EXERCISE INPUT —

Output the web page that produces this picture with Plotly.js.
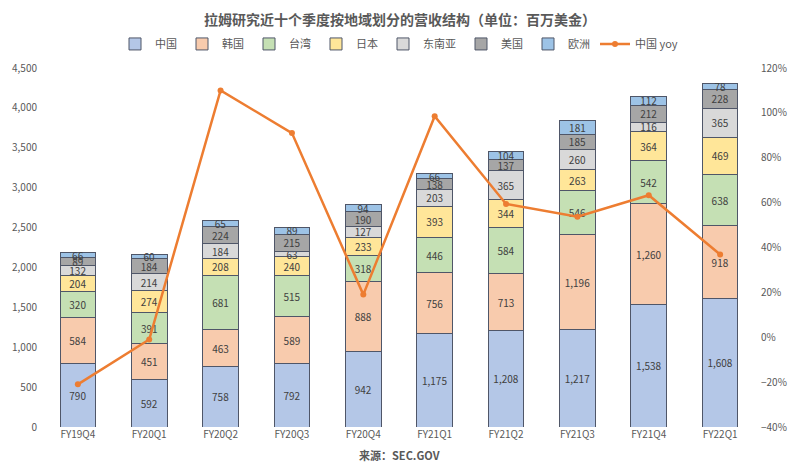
<!DOCTYPE html>
<html>
<head>
<meta charset="utf-8">
<script src="https://cdn.plot.ly/plotly-3.0.1.min.js"></script>
<style>
  html, body { margin: 0; padding: 0; background: #fff; }
  #chart { width: 800px; height: 474px; }
</style>
</head>
<body>
<div id="chart"></div>
<script>
var quarters = ['FY19Q4', 'FY20Q1', 'FY20Q2', 'FY20Q3', 'FY20Q4', 'FY21Q1', 'FY21Q2', 'FY21Q3', 'FY21Q4', 'FY22Q1'];

var china     = [790, 592, 758, 792, 942, 1175, 1208, 1217, 1538, 1608];
var korea     = [584, 451, 463, 589, 888, 756, 713, 1196, 1260, 918];
var taiwan    = [320, 391, 681, 515, 318, 446, 584, 546, 542, 638];
var japan     = [204, 274, 208, 240, 233, 393, 344, 263, 364, 469];
var seAsia    = [132, 214, 184, 63, 127, 203, 365, 260, 116, 365];
var usa       = [89, 184, 224, 215, 190, 138, 137, 185, 212, 228];
var europe    = [66, 60, 65, 89, 94, 66, 104, 181, 112, 78];
var chinaYoy  = [-0.21, -0.01, 1.10, 0.91, 0.19, 0.985, 0.594, 0.537, 0.633, 0.369];

var regions = [
    {name: '中国', y: china, color: '#B4C7E7'},
    {name: '韩国', y: korea, color: '#F8CBAD'},
    {name: '台湾', y: taiwan, color: '#C5E0B4'},
    {name: '日本', y: japan, color: '#FFE699'},
    {name: '东南亚', y: seAsia, color: '#D9D9D9'},
    {name: '美国', y: usa, color: '#A6A6A6'},
    {name: '欧洲', y: europe, color: '#9DC3E6'}
];

var labelColor = '#595959';
var font = 'Noto Sans CJK SC, Noto Sans, sans-serif';

var data = regions.map(function (r) {
    return {
        x: quarters,
        y: r.y,
        type: 'bar',
        name: r.name,
        text: r.y.map(function (v) { return v.toLocaleString('en-US'); }),
        textposition: 'inside',
        insidetextanchor: 'middle',
        textangle: 0,
        constraintext: 'none',
        textfont: {size: 10, color: '#404040', family: font},
        marker: {color: r.color, line: {color: '#4F5668', width: 1}},
        hoverinfo: 'skip'
    };
});

data.push({
    x: quarters,
    y: chinaYoy,
    type: 'scatter',
    mode: 'lines+markers',
    name: '中国 yoy',
    yaxis: 'y2',
    line: {color: '#ED7D31', width: 2.5},
    marker: {color: '#ED7D31', size: 6}
});

var layout = {
    width: 800,
    height: 474,
    barmode: 'stack',
    bargap: 0.5,
    paper_bgcolor: '#fff',
    plot_bgcolor: '#fff',
    margin: {l: 38, r: 40, t: 68, b: 47},
    font: {family: font, color: labelColor, size: 10},
    title: {
        text: '<b>拉姆研究近十个季度按地域划分的营收结构（单位：百万美金）</b>',
        font: {size: 14, color: labelColor, family: font},
        x: 0.5, xanchor: 'center',
        y: 0.958, yanchor: 'middle'
    },
    showlegend: true,
    legend: {
        orientation: 'h',
        x: 0.5, xanchor: 'center',
        y: 1.067, yanchor: 'middle',
        font: {size: 11, color: labelColor},
        itemwidth: 30,
        traceorder: 'normal'
    },
    xaxis: {
        type: 'category',
        showgrid: false,
        showline: false,
        ticks: '',
        tickfont: {size: 10, color: labelColor}
    },
    yaxis: {
        range: [0, 4500],
        dtick: 500,
        tickformat: ',',
        showgrid: false,
        zeroline: false,
        showline: false,
        ticks: '',
        tickfont: {size: 10, color: labelColor}
    },
    yaxis2: {
        overlaying: 'y',
        side: 'right',
        range: [-0.4, 1.2],
        dtick: 0.2,
        tickformat: '.0%',
        showgrid: false,
        zeroline: false,
        showline: false,
        ticks: '',
        tickfont: {size: 10, color: labelColor}
    },
    annotations: [{
        text: '<b>来源：SEC.GOV</b>',
        xref: 'paper', yref: 'paper',
        x: 0.5, y: -0.078,
        xanchor: 'center', yanchor: 'middle',
        showarrow: false,
        font: {size: 11, color: labelColor}
    }]
};

Plotly.newPlot('chart', data, layout, {displayModeBar: false, responsive: false});
</script>
</body>
</html>
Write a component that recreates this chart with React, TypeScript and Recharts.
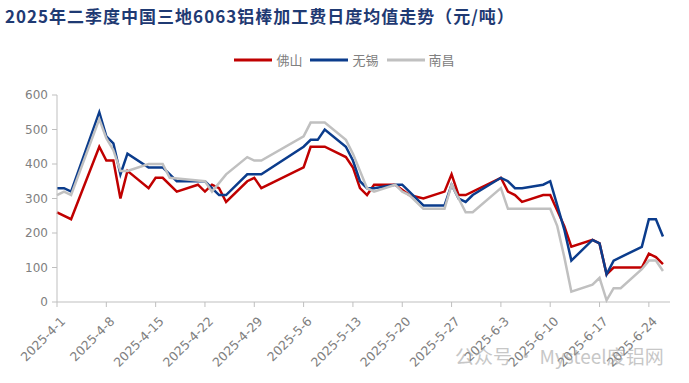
import { LineChart, Line, XAxis, YAxis } from 'recharts'

// 交易日（月-日），2025年
const dates = [
  '4-1', '4-2', '4-3', '4-7', '4-8', '4-9', '4-10', '4-11', '4-14', '4-15',
  '4-16', '4-17', '4-18', '4-21', '4-22', '4-23', '4-24', '4-25', '4-28', '4-29',
  '4-30', '5-6', '5-7', '5-8', '5-9', '5-12', '5-13', '5-14', '5-15', '5-16',
  '5-19', '5-20', '5-21', '5-23', '5-26', '5-27', '5-28', '5-29', '5-30', '6-3',
  '6-4', '6-5', '6-6', '6-9', '6-10', '6-11', '6-12', '6-13', '6-16', '6-17',
  '6-18', '6-19', '6-20', '6-23', '6-24', '6-25', '6-26',
]

const foshan = [
  260, null, 240, 450, 410, 410, 300, 380, 330, 360,
  360, null, 320, 340, 320, 340, 330, 290, 350, 360,
  330, 390, 450, null, 450, 420, 390, 330, 310, 340,
  340, null, 310, 300, 320, 370, 310, 310, null, 360,
  320, 310, 290, 310, 310, null, 220, 160, 180, 170,
  80, 100, null, 100, 140, 130, 110,
]

const wuxi = [
  330, 330, 320, 550, 480, 460, 370, 430, 390, null,
  390, null, 350, null, 350, null, 310, 310, 370, null,
  370, 450, 470, 470, 500, 450, 410, 350, 330, 330,
  340, 340, null, 280, 280, 340, 300, 290, 310, 360,
  350, 330, 330, 340, 350, 280, 210, 120, 180, 170,
  80, 120, null, 160, 240, 240, 190,
]

const nanchang = [
  310, 320, 310, 530, 475, 440, 380, 380, 400, null,
  400, 360, null, null, 350, 320, null, 370, 420, 410,
  410, 480, 520, null, 520, 470, 430, 380, 330, 320,
  340, 320, 310, 270, 270, 340, null, 260, 260, 330,
  270, null, null, null, 270, 220, 130, 30, 50, 70,
  5, 40, 40, 95, 120, 120, 90,
]

const series = [
  { key: 'fs', name: '佛山', color: '#c00000' },
  { key: 'wx', name: '无锡', color: '#0b3c8c' },
  { key: 'nc', name: '南昌', color: '#c0c0c0' },
]

const weekTicks = [0, 7, 14, 21, 28, 35, 42, 49, 56, 63, 70, 77, 84]
const yTicks = [0, 100, 200, 300, 400, 500, 600]

const monthStart: Record<number, number> = { 4: 0, 5: 30, 6: 61 }

function toDay(md: string) {
  const [m, d] = md.split('-').map(Number)
  return monthStart[m] + d - 1
}

function dayLabel(day: number) {
  if (day < 30) return `2025-4-${day + 1}`
  if (day < 61) return `2025-5-${day - 29}`
  return `2025-6-${day - 60}`
}

const rows = dates.map((d, i) => ({
  x: toDay(d),
  fs: foshan[i],
  wx: wuxi[i],
  nc: nanchang[i],
}))

const AXIS_GREY = '#bfbfbf'
const TEXT_GREY = '#808080'

function DateTick(props: any) {
  const { x, y, payload } = props
  return (
    <g transform={`translate(${x + 6},${y + 12})`}>
      <text
        x={0}
        y={0}
        dy="0.35em"
        textAnchor="end"
        transform="rotate(-45)"
        fill={TEXT_GREY}
        fontSize={12.5}
        fontFamily="DejaVu Sans, sans-serif"
      >
        {dayLabel(payload.value)}
      </text>
    </g>
  )
}

function LegendRow() {
  return (
    <div
      style={{
        position: 'absolute',
        left: 0,
        top: 50,
        width: 689,
        display: 'flex',
        justifyContent: 'center',
        alignItems: 'center',
        zIndex: 2,
      }}
    >
      {series.map((s) => (
        <div key={s.key} style={{ display: 'flex', alignItems: 'center', margin: '0 4px' }}>
          <svg width={38} height={6}>
            <line x1={0} y1={3} x2={38} y2={3} stroke={s.color} strokeWidth={3} />
          </svg>
          <span
            style={{
              marginLeft: 4,
              color: TEXT_GREY,
              fontSize: 13,
              fontFamily: 'Noto Sans CJK SC, sans-serif',
            }}
          >
            {s.name}
          </span>
        </div>
      ))}
    </div>
  )
}

export default function App() {
  return (
    <div style={{ position: 'absolute', left: 0, top: 0, width: 689, height: 383, background: '#fff' }}>
      <div
        style={{
          position: 'absolute',
          left: 5,
          top: 3,
          fontSize: 17,
          fontWeight: 'bold',
          letterSpacing: 1,
          color: '#1f3a73',
          fontFamily: 'Noto Sans CJK SC, sans-serif',
          whiteSpace: 'nowrap',
          zIndex: 2,
        }}
      >
        2025年二季度中国三地6063铝棒加工费日度均值走势（元/吨）
      </div>
      <LegendRow />
      <div
        style={{
          position: 'absolute',
          left: 455,
          top: 342,
          fontSize: 19,
          color: '#9a9a9a',
          opacity: 0.55,
          fontFamily: 'Noto Sans CJK SC, sans-serif',
          whiteSpace: 'nowrap',
          zIndex: 2,
        }}
      >
        公众号 · Mysteel废铝网
      </div>
      <LineChart
        width={689}
        height={383}
        data={rows}
        margin={{ top: 95, right: 19, bottom: 0, left: 0 }}
      >
        <XAxis
          dataKey="x"
          type="number"
          domain={[0, 87]}
          ticks={weekTicks}
          interval={0}
          height={81}
          tickSize={5}
          tickMargin={0}
          stroke={AXIS_GREY}
          tick={<DateTick />}
        />
        <YAxis
          domain={[0, 600]}
          ticks={yTicks}
          width={57}
          tickSize={5}
          tickMargin={4}
          stroke={AXIS_GREY}
          tick={{ fill: TEXT_GREY, fontSize: 12, fontFamily: 'DejaVu Sans, sans-serif' }}
        />
        {series.map((s) => (
          <Line
            key={s.key}
            dataKey={s.key}
            name={s.name}
            stroke={s.color}
            strokeWidth={2.5}
            dot={false}
            connectNulls
            isAnimationActive={false}
          />
        ))}
      </LineChart>
    </div>
  )
}
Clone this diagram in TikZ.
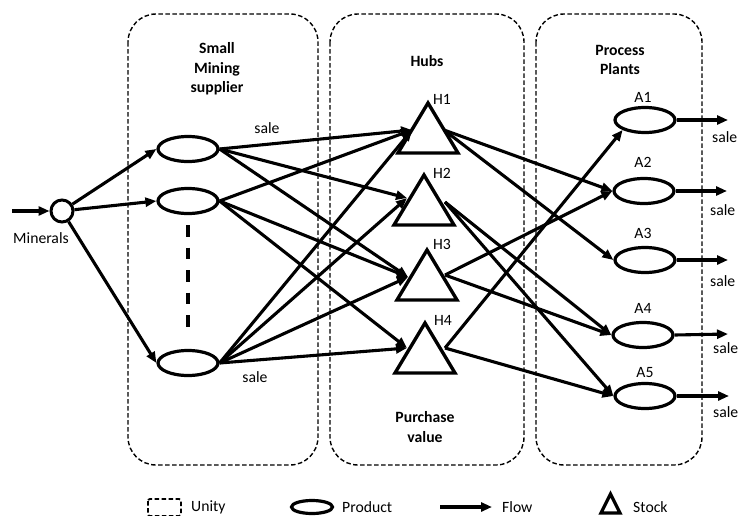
\documentclass[tikz,border=0pt]{standalone}
\usepackage{fontspec}
\setmainfont{Carlito}
\usetikzlibrary{arrows.meta,shapes.geometric}
\begin{document}
\begin{tikzpicture}[x=1pt,y=-1pt,
  every node/.style={font=\fontsize{15.7}{19.5}\selectfont, inner sep=0pt},
  unitbox/.style={draw, line width=1.4pt, dash pattern=on 4.5pt off 2.5pt, rounded corners=28pt},
  prod/.style={draw, ellipse, line width=3.2pt, minimum width=60pt, minimum height=25pt},
  flow/.style={line width=3.1pt, -{Triangle[length=11pt,width=9pt]}},
  stock/.style={draw, line width=3.4pt, line join=miter},
  ttl/.style={font=\bfseries\fontsize{15.7}{19.5}\selectfont, align=center},
  dots/.style={line width=3.6pt, dash pattern=on 11.5pt off 11pt}]
\useasboundingbox (0,0) rectangle (740,515);

% unit boxes
\draw[unitbox] (128,14) rectangle (318,465);
\draw[unitbox] (330,14) rectangle (524,465);
\draw[unitbox] (536,14) rectangle (702,465);

% titles
\node[ttl] (t1) at (217,69) {Small\\Mining\\supplier};
\node[ttl] (t2) at (427,61) {Hubs};
\node[ttl] (t3) at (620,60) {Process\\Plants};
\node[ttl] (t4) at (425,427) {Purchase\\value};

% minerals
\node[draw, circle, line width=3pt, minimum size=22pt] (M) at (62,211) {};
\node (Mlab) at (41,238) {Minerals};
\coordinate (Min) at (12,211);
\draw[flow] (Min) -- (M);

% suppliers
\node[prod] (S1) at (188,149) {};
\node[prod] (S2) at (188,201) {};
\node[prod] (S3) at (188,363) {};
\coordinate (D1) at (188,225);
\coordinate (D2) at (188,328);
\draw[dots] (D1) -- (D2);
\node (sl1) at (267,128) {sale};
\node (sl2) at (255,377) {sale};

% hubs
\foreach \n/\x/\y in {1/428/103, 2/424/175, 3/427/250, 4/425/323} {
  \draw[stock] (\x,\y) -- ++(-30,50) -- ++(60,0) -- cycle;
}
\coordinate (H1in) at (412,130);  \coordinate (H1out) at (444,130);
\coordinate (H2in) at (407,198);  \coordinate (H2out) at (445,202);
\coordinate (H3in) at (408,277);  \coordinate (H3out) at (445,275);
\coordinate (H4in) at (407,348);  \coordinate (H4out) at (445,348);
\node (h1) at (442,99) {H1};
\node (h2) at (442,173) {H2};
\node (h3) at (442,244) {H3};
\node (h4) at (443,320) {H4};

% plants
\node[prod] (A1) at (645,120) {};
\node[prod] (A2) at (644,191) {};
\node[prod] (A3) at (645,260) {};
\node[prod] (A4) at (643,335) {};
\node[prod] (A5) at (645,396) {};
\node (a1) at (643,97) {A1};
\node (a2) at (643,162) {A2};
\node (a3) at (643,233) {A3};
\node (a4) at (643,308) {A4};
\node (a5) at (645,373) {A5};
\coordinate (E1) at (728,120);
\coordinate (E2) at (727,191);
\coordinate (E3) at (728,260);
\coordinate (E4) at (728,334);
\coordinate (E5) at (729,396);
\node[anchor=west] (s1) at (712,137) {sale};
\node[anchor=west] (s2) at (710,210) {sale};
\node[anchor=west] (s3) at (710,281) {sale};
\node[anchor=west] (s4) at (713,348) {sale};
\node[anchor=west] (s5) at (713,412) {sale};

% flows
\draw[flow] (M) -- (S1.west);
\draw[flow] (M) -- (S2.west);
\draw[flow] (M) -- (S3.west);

\draw[flow] (S1.east) -- (H1in);
\draw[flow] (S1.east) -- (H2in);
\draw[flow] (S1.east) -- (H3in);
\draw[flow] (S2.east) -- (H1in);
\draw[flow] (S2.east) -- (H3in);
\draw[flow] (S2.east) -- (H4in);
\draw[flow] (S3.east) -- (H1in);
\draw[flow] (S3.east) -- (H2in);
\draw[flow] (S3.east) -- (H3in);
\draw[flow] (S3.east) -- (H4in);

\draw[flow] (H1out) -- (A2.west);
\draw[flow] (H1out) -- (A3.west);
\draw[flow] (H2out) -- (A4.west);
\draw[flow] (H2out) -- (A5.west);
\draw[flow] (H3out) -- (A2.west);
\draw[flow] (H3out) -- (A4.west);
\draw[flow] (H4out) -- (A1.south west);
\draw[flow] (H4out) -- (A5.west);

\draw[flow] (A1.east) -- (E1);
\draw[flow] (A2.east) -- (E2);
\draw[flow] (A3.east) -- (E3);
\draw[flow] (A4.east) -- (E4);
\draw[flow] (A5.east) -- (E5);

% legend
\draw[unitbox, line width=1.8pt, rounded corners=2pt] (148,499) rectangle (181,516);
\node[anchor=west] (lu) at (191,507) {Unity};
\node[draw, ellipse, line width=3.2pt, minimum width=41pt, minimum height=13pt] (lp) at (312,507) {};
\node[anchor=west] (lpt) at (342,507) {Product};
\coordinate (F1) at (440,507);
\coordinate (F2) at (492,507);
\draw[flow] (F1) -- (F2);
\node[anchor=west] (lf) at (502,507) {Flow};
\draw[stock, line width=3.2pt] (610.5,494) -- (601,513) -- (620,513) -- cycle;
\node[anchor=west] (ls) at (633,507) {Stock};
\end{tikzpicture}
\end{document}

GOAL —
Only lines with the string "that" belong in your answer; copy each one.

SOLUTION FOR THIS TASK —
Output the web page that produces this picture with Plotly.js.
Write a component that recreates this chart with React, TypeScript and Recharts.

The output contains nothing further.